Training AI to Identify Animals in the Wild



Click here for GitHub Repo.
Yet another image classification model, except this time I've tackled the Ohio Small Animals dataset, available at LILA BC: Labeled Information Library of Alexandria: Biology and Conservation
The dataset contains over 118,000 images, taken from camera traps scattered around Ohio.
These images are generally taken by camera traps in order to monitor the activity level and diversity of various species in the area, such as squirrels, foxes, raccoons, etc. As a result, you'll be able to see several amazing pictures captured around Ohio, such as this one!
Image Source: OHPARC.org
After handling the image preprocessing (which you can find along with the entire model's .ipynb file in the GitHub link), I then constructed the model with the parameters found in the code snippet below.
This structure was chosen after several previous iterations fell short of the performance I was looking for.
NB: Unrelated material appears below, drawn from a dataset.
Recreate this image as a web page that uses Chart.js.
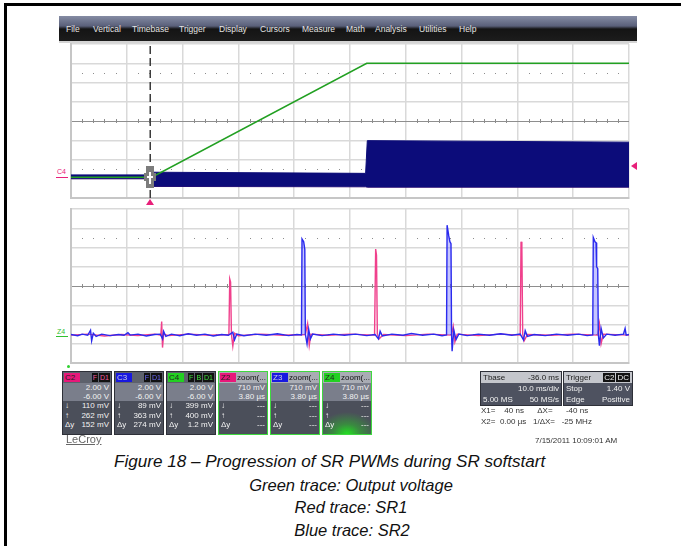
<!DOCTYPE html>
<html>
<head>
<meta charset="utf-8">
<script src="https://cdn.jsdelivr.net/npm/chart.js@4.4.0/dist/chart.umd.min.js"></script>
<style>
body{margin:0;width:681px;height:546px;background:#fff;position:relative;overflow:hidden;font-family:"Liberation Sans",Arial,sans-serif;}
.a{position:absolute}
#menu{left:59px;top:16px;width:578px;height:25px;background:linear-gradient(#858ca4 0%,#5a607a 40%,#141414 52%,#1c1c1c 100%);}
#menu span{position:absolute;top:8px;font-size:8.5px;color:#e4e4e4;line-height:10px}
canvas{position:absolute}
.box{position:absolute;top:371px;width:48px;height:62px;background:#4b4f5a;border:1px solid #2e3038;font-size:8px;color:#f2f2f2;overflow:hidden}
.box.z{border:1px solid #3fd83f}
.hd{height:11px;background:#5d616c;position:relative}
.tag{position:absolute;left:1px;top:1px;height:9px;width:16px;font-size:8px;line-height:9px;color:#222;text-indent:1px}
.fl{position:absolute;right:1px;top:1px;height:9px;line-height:9px;font-size:7px}
.fl b{display:inline-block;background:#111;padding:0 1px;margin-left:1px;font-weight:normal}
.zt{position:absolute;left:18px;top:0;line-height:11px;color:#111;font-size:8px}
.v{height:9px;line-height:9px;text-align:right;padding-right:2px;background:#7a7e8b}
.m{height:9.5px;line-height:9.5px;position:relative;padding-left:2px}
.m span{position:absolute;right:2px;top:0}
.info{position:absolute;top:371px;height:33px;background:#4e5260;border:1px solid #2e3038;font-size:8px;color:#f0f0f0}
.info div{height:11px;line-height:11px;position:relative;padding-left:2px}
.info span{position:absolute;right:2px;top:0}
.cap{position:absolute;font-style:italic;font-size:16.5px;color:#111;white-space:nowrap;line-height:20px}
.cur{position:absolute;font-size:8px;color:#333;white-space:pre;line-height:10px}
</style>
</head>
<body>
<div class="a" style="left:4px;top:3px;width:3px;height:543px;background:#000"></div>
<div class="a" style="left:4px;top:3px;width:677px;height:3px;background:#000"></div>

<div id="menu" class="a">
  <span style="left:7px">File</span><span style="left:34px">Vertical</span><span style="left:73px">Timebase</span>
  <span style="left:120px">Trigger</span><span style="left:160px">Display</span><span style="left:201px">Cursors</span>
  <span style="left:243px">Measure</span><span style="left:287px">Math</span><span style="left:316px">Analysis</span>
  <span style="left:360px">Utilities</span><span style="left:400px">Help</span>
</div>
<div class="a" style="left:59px;top:41px;width:578px;height:2px;background:#d4d4d4"></div>

<canvas id="upper" width="562" height="158" style="left:69px;top:42px"></canvas>
<canvas id="lower" width="562" height="158" style="left:69px;top:207px"></canvas>

<!-- channel markers -->
<div class="a" style="left:57px;top:168px;font-size:7px;color:#e8207a">C4</div>
<div class="a" style="left:56px;top:177px;width:12px;height:1px;background:#e8207a"></div>
<div class="a" style="left:146px;top:199px;width:0;height:0;border-left:4px solid transparent;border-right:4px solid transparent;border-bottom:6px solid #e8207a"></div>
<div class="a" style="left:631px;top:162px;width:0;height:0;border-top:4px solid transparent;border-bottom:4px solid transparent;border-right:6px solid #e8207a"></div>
<div class="a" style="left:57px;top:328px;font-size:7px;color:#30c030">Z4</div>
<div class="a" style="left:56px;top:336px;width:12px;height:1px;background:#30c030"></div>
<div class="a" style="left:67px;top:365px;width:3px;height:3px;border-radius:2px;background:#30d030"></div>

<!-- descriptor boxes -->
<div class="box" style="left:62px">
  <div class="hd"><div class="tag" style="background:#e8187a">C2</div><div class="fl" style="color:#f05aa0"><b>F</b><b>D1</b></div></div>
  <div class="v">2.00 V</div><div class="v">-6.00 V</div>
  <div class="m">↓<span>110 mV</span></div><div class="m">↑<span>262 mV</span></div><div class="m">Δy<span>152 mV</span></div>
</div>
<div class="box" style="left:114px">
  <div class="hd"><div class="tag" style="background:#1818e0;color:#ccd">C3</div><div class="fl" style="color:#6a6aff"><b>F</b><b>D1</b></div></div>
  <div class="v">2.00 V</div><div class="v">-6.00 V</div>
  <div class="m">↓<span>89 mV</span></div><div class="m">↑<span>363 mV</span></div><div class="m">Δy<span>274 mV</span></div>
</div>
<div class="box" style="left:166px">
  <div class="hd"><div class="tag" style="background:#22d022">C4</div><div class="fl" style="color:#40e040"><b>F</b><b>B</b><b>D1</b></div></div>
  <div class="v">2.00 V</div><div class="v">-6.00 V</div>
  <div class="m">↓<span>399 mV</span></div><div class="m">↑<span>400 mV</span></div><div class="m">Δy<span>1.2 mV</span></div>
</div>
<div class="box z" style="left:218px">
  <div class="hd" style="background:#a9acb4"><div class="tag" style="background:#e8187a">Z2</div><div class="zt">zoom(...</div></div>
  <div class="v">710 mV</div><div class="v">3.80 µs</div>
  <div class="m">↓<span>---</span></div><div class="m">↑<span>---</span></div><div class="m">Δy<span>---</span></div>
</div>
<div class="box z" style="left:270px">
  <div class="hd" style="background:#a9acb4"><div class="tag" style="background:#1818e0;color:#ccd">Z3</div><div class="zt">zoom(...</div></div>
  <div class="v">710 mV</div><div class="v">3.80 µs</div>
  <div class="m">↓<span>---</span></div><div class="m">↑<span>---</span></div><div class="m">Δy<span>---</span></div>
</div>
<div class="box z" style="left:322px;background:radial-gradient(ellipse 30px 22px at 50% 100%,#22e022 0%,#3a8a40 45%,#4b4f5a 100%)">
  <div class="hd" style="background:#a9acb4"><div class="tag" style="background:#22d022">Z4</div><div class="zt">zoom(...</div></div>
  <div class="v">710 mV</div><div class="v">3.80 µs</div>
  <div class="m">↓<span>---</span></div><div class="m">↑<span>---</span></div><div class="m">Δy<span>---</span></div>
</div>

<div class="info" style="left:480px;width:80px">
  <div style="background:#c4c6cc;color:#222">Tbase<span>-36.0 ms</span></div>
  <div><span>10.0 ms/div</span></div>
  <div>5.00 MS<span>50 MS/s</span></div>
</div>
<div class="info" style="left:563px;width:68px">
  <div style="background:#c4c6cc;color:#222">Trigger<span><b style="background:#111;color:#eee;font-weight:normal;padding:0 1px">C2</b><b style="background:#111;color:#eee;font-weight:normal;padding:0 1px;margin-left:1px">DC</b></span></div>
  <div>Stop<span>1.40 V</span></div>
  <div>Edge<span>Positive</span></div>
</div>
<div class="cur" style="left:481px;top:406px">X1=    40 ns      ΔX=      -40 ns</div>
<div class="cur" style="left:481px;top:417px">X2=  0.00 µs   1/ΔX=   -25 MHz</div>
<div class="cur" style="left:535px;top:436px">7/15/2011 10:09:01 AM</div>
<div class="a" style="left:66px;top:433px;font-size:11px;color:#666;text-decoration:underline">LeCroy</div>

<div class="cap" style="left:114px;top:452px;font-size:17.1px">Figure 18 – Progression of SR PWMs during SR softstart</div>
<div class="cap" style="left:0;width:702px;text-align:center;top:475px">Green trace: Output voltage</div>
<div class="cap" style="left:0;width:702px;text-align:center;top:497px">Red trace: SR1</div>
<div class="cap" style="left:0;width:704px;text-align:center;top:520px">Blue trace: SR2</div>

<script>
// grid: 10 x-divisions, 8 y-divisions (values in divisions)
const xDivs = [0, 10];
const yDivs = [-4, 4];

// upper pane: C4 output voltage ramp + compressed SR2 switching band
const rampTrace = [[0, -2.92], [1.45, -2.92], [5.3, 3.0], [10, 3.0]];
const bandX = [0, 1.42, 1.45, 5.28, 5.31, 10];
const bandTop = [-2.80, -2.80, -2.66, -2.72, -1.02, -1.10];
const bandBottom = [-3.00, -3.00, -3.40, -3.42, -3.44, -3.44];
const triggerX = 1.42;
const cursorPoint = [1.42, -2.92];

// lower pane: zoomed SR1 (red) and SR2 (blue) gate drive
const sr1Trace = [[0,-2.55],[0.3,-2.5],[0.6,-2.6],[0.9,-2.52],[1.2,-2.57],[1.5,-2.5],[1.61,-2.55],[1.625,-1.85],[1.64,-3.2],[1.66,-2.5],
  [1.75,-2.58],[2.1,-2.5],[2.5,-2.56],[2.83,-2.52],[2.845,0.36],[2.86,0.2],[2.875,-2.5],[2.9,-3.12],[2.93,-2.45],[3.0,-2.58],
  [3.4,-2.5],[3.8,-2.56],[4.2,-2.52],[4.24,-1.96],[4.27,-3.08],[4.3,-2.5],[4.6,-2.56],[5.0,-2.5],[5.44,-2.55],[5.46,1.92],
  [5.475,1.6],[5.49,-2.5],[5.52,-2.75],[5.6,-2.52],[6.0,-2.58],[6.4,-2.5],[6.82,-2.55],[6.85,-2.1],[6.88,-2.9],[6.92,-2.5],
  [7.3,-2.58],[7.7,-2.5],[8.05,-2.55],[8.065,2.3],[8.08,2.0],[8.095,-2.5],[8.12,-2.85],[8.18,-2.52],[8.6,-2.56],[9.0,-2.5],
  [9.44,-2.55],[9.47,-1.96],[9.5,-3.0],[9.54,-2.5],[10,-2.55]];
const sr2Trace = [[0,-2.52],[0.12,-2.58],[0.2,-2.5],[0.3,-2.56],[0.35,-2.3],[0.37,-2.85],[0.4,-2.45],[0.45,-2.62],[0.55,-2.5],[0.7,-2.58],
  [0.85,-2.52],[0.95,-2.56],[1.02,-2.42],[1.06,-2.55],[1.2,-2.5],[1.35,-2.6],[1.5,-2.52],[1.6,-2.5],[1.64,-2.75],[1.66,-2.35],
  [1.7,-2.62],[1.8,-2.5],[1.95,-2.58],[2.1,-2.48],[2.25,-2.56],[2.4,-2.5],[2.55,-2.6],[2.7,-2.52],[2.82,-2.56],[2.9,-2.4],
  [2.93,-2.8],[2.97,-2.5],[3.1,-2.58],[3.3,-2.5],[3.5,-2.56],[3.7,-2.48],[3.9,-2.58],[4.05,-2.52],[4.13,-2.54],[4.14,2.44],
  [4.17,2.3],[4.19,1.9],[4.2,-2.5],[4.23,-3.0],[4.26,-2.25],[4.29,-2.75],[4.33,-2.5],[4.5,-2.58],[4.7,-2.5],[4.9,-2.56],
  [5.1,-2.5],[5.3,-2.58],[5.45,-2.52],[5.51,-2.75],[5.54,-2.35],[5.58,-2.6],[5.75,-2.5],[5.95,-2.56],[6.1,-2.46],[6.3,-2.56],
  [6.5,-2.5],[6.65,-2.58],[6.73,-2.54],[6.74,3.16],[6.77,2.6],[6.79,2.3],[6.81,2.2],[6.82,-2.5],[6.83,-3.39],[6.86,-2.3],
  [6.9,-2.78],[6.95,-2.5],[7.1,-2.58],[7.3,-2.5],[7.5,-2.56],[7.7,-2.48],[7.9,-2.56],[8.05,-2.5],[8.11,-2.8],[8.14,-2.32],
  [8.18,-2.62],[8.3,-2.52],[8.5,-2.58],[8.7,-2.5],[8.9,-2.56],[9.1,-2.5],[9.25,-2.58],[9.35,-2.54],[9.36,2.52],[9.39,2.3],
  [9.41,2.25],[9.42,1.0],[9.44,0.9],[9.45,-2.5],[9.47,-3.1],[9.5,-2.2],[9.54,-2.7],[9.6,-2.5],[9.75,-2.56],[9.9,-2.5],
  [9.93,-2.2],[9.95,-2.55],[10,-2.52]];
const sr2Baseline = -2.54;

const pts = arr => arr.map(p => ({x: p[0], y: p[1]}));

// scope graticule: dotted rows at +-2.5 div and minor ticks on the centre line
const graticule = {
  id: 'graticule',
  beforeDatasetsDraw(chart) {
    const {ctx, scales: {x, y}} = chart;
    ctx.save();
    ctx.fillStyle = '#8c8c8c';
    for (let i = 1; i < 50; i++) {
      if (i % 5 === 0) continue;
      const px = Math.round(x.getPixelForValue(i / 5));
      [2.5, -2.5].forEach(v => ctx.fillRect(px, Math.round(y.getPixelForValue(v)), 1, 1));
      ctx.fillRect(px, Math.round(y.getPixelForValue(0)) - 2, 1, 4);
    }
    ctx.restore();
  }
};

const cursorMark = {
  id: 'cursorMark',
  afterDatasetsDraw(chart) {
    if (chart.canvas.id !== 'upper') return;
    const {ctx, scales: {x, y}} = chart;
    const cx = Math.round(x.getPixelForValue(cursorPoint[0]));
    const cy = Math.round(y.getPixelForValue(cursorPoint[1]));
    ctx.save();
    ctx.fillStyle = '#7c7c7c';
    ctx.fillRect(cx - 4, cy - 11, 8, 22);
    ctx.fillRect(cx - 6, cy - 4, 12, 8);
    ctx.fillStyle = '#fff';
    ctx.fillRect(cx - 3, cy - 1, 6, 2);
    ctx.fillRect(cx - 1, cy - 5, 2, 12);
    ctx.restore();
  }
};

function scopeOptions() {
  return {
    responsive: false, animation: false, devicePixelRatio: 1,
    layout: {padding: 2},
    plugins: {legend: {display: false}, tooltip: {enabled: false}},
    elements: {point: {radius: 0}, line: {tension: 0}},
    scales: {
      x: {type: 'linear', min: xDivs[0], max: xDivs[1],
          ticks: {display: false, stepSize: 1},
          grid: {color: '#d9d9d9', lineWidth: 1.5, drawTicks: false},
          border: {color: '#c6c6c6', width: 2}},
      y: {type: 'linear', min: yDivs[0], max: yDivs[1],
          ticks: {display: false, stepSize: 1},
          grid: {color: c => c.tick.value === 0 ? '#8e8e8e' : '#d9d9d9', lineWidth: c => c.tick.value === 0 ? 1 : 1.5, drawTicks: false},
          border: {color: '#c6c6c6', width: 2}}
    }
  };
}

new Chart(document.getElementById('upper'), {
  type: 'line',
  data: {datasets: [
    {data: pts(rampTrace), borderColor: '#22a022', borderWidth: 1.6, fill: false},
    {data: [{x: triggerX, y: yDivs[0]}, {x: triggerX, y: yDivs[1]}], borderColor: '#3a3a3a', borderWidth: 1.5, borderDash: [8, 4], fill: false},
    {data: bandX.map((v, i) => ({x: v, y: bandTop[i]})), borderColor: '#0c0c78', borderWidth: 1, backgroundColor: '#0c0c7a', fill: '+1'},
    {data: bandX.map((v, i) => ({x: v, y: bandBottom[i]})), borderColor: '#3a1070', borderWidth: 1, fill: false}
  ]},
  options: scopeOptions(),
  plugins: [graticule, cursorMark]
});

new Chart(document.getElementById('lower'), {
  type: 'line',
  data: {datasets: [
    {data: pts(sr2Trace), borderColor: '#2a2aee', borderWidth: 1.4,
     fill: {target: {value: sr2Baseline}, above: 'rgba(90,90,255,0.35)', below: 'rgba(0,0,0,0)'}},
    {data: pts(sr1Trace), borderColor: '#f0408c', borderWidth: 1.4, fill: false}
  ]},
  options: scopeOptions(),
  plugins: [graticule]
});
</script>
</body>
</html>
In the order they appear...
Rescaling: Normalizes the data, in which each pixel's (color) value in the image is divided by 255 (since each entry in an RGB, or Red Green Blue, value ranges from 0 to 254) and makes it such that the low and high end of these values become 0 and 1, respectively.
Conv2D: Applies a filter that surveys the image in order to extract certain "features", which is at the core of how convolutional neural networks actually learn to distinguish objects from eachother.
MaxPooling2D: In a sense, MaxPooling2D is responsible for taking the output from the Conv2D layer from before, extracting its most prominent or pronounced features (or the most 'important' features it's found), keeps those, and discards the rest. This is a safe and reliable way to downscale the heftyness of large pools of data, such as a large dataset of high-resolution images.
Flatten: Right before the model actually predicts what it's looking at, the Flatten layer takes all previously gathered data and flattens it into a 1-dimensional array of data in which the predictive layers can correctly read from. This is a way to manipulate how the data is being read by the model, and ensures everything is in the correct format.
Dense: Finally, the dense layers are what actually do the predicting. It takes all the features found from previous layers and, given a certain number of nodes, will take an input and send its output to a subsequent node that's most compatible with the input's features.
You'll see at the end of the model's declaration two different Dense layers, with one having 128 nodes, and the next having num_classes amount of nodes (which would be equal to the number of unique animals we're trying to classify, so around 48.)
Each node in the final Dense layer belongs to one of the 48 different animal categories, and thus when an input image is run through the model the node with the highest output value determines what label to give the input image.
Code Snippet Showing Model Construction
model = tf.keras.Sequential([
tf.keras.layers.Rescaling(1./255),
tf.keras.layers.Conv2D(64, 3, activation='relu'),
tf.keras.layers.MaxPooling2D(),
tf.keras.layers.Conv2D(64, 3, activation='relu'),
tf.keras.layers.MaxPooling2D(),
tf.keras.layers.Conv2D(64, 3, activation='relu'),
tf.keras.layers.MaxPooling2D(),
tf.keras.layers.Flatten(),
tf.keras.layers.Dense(128, activation='relu'),
tf.keras.layers.Dense(num_classes)
])
model.compile(
optimizer='adam',
loss=tf.keras.losses.SparseCategoricalCrossentropy(from_logits=True),
metrics=['accuracy']
)
history = model.fit(
train_ds,
validation_data = val_ds,
epochs = 10
)

And, in order to provide an actual demonstration of the model's performance, below I've assigned it the task of trying to identify what animals reside in each of 9 random images.
Above each image, the top-most label is what the model predicts is in the image, and the bottom-most label is what the image actually contains.
You'll see that it was actually able to correctly identify each and every creature in the images!

Awesome!
This project was a great learning experience in that I was solely responsible for every aspect of this project: parsing of the dataset, image preprocessing, model creation, hyperparameter tuning, and data visualization.
And hopefully, this post may provide something valuable to anyone interested in starting their own machine learning journey.
Cheers!
- Stuart
Balasubramaniam S. Optimized Classification in Camera Trap Images: An Approach with Smart Camera Traps, Machine Learning, and Human Inference. Master’s thesis, The Ohio State University. 2024.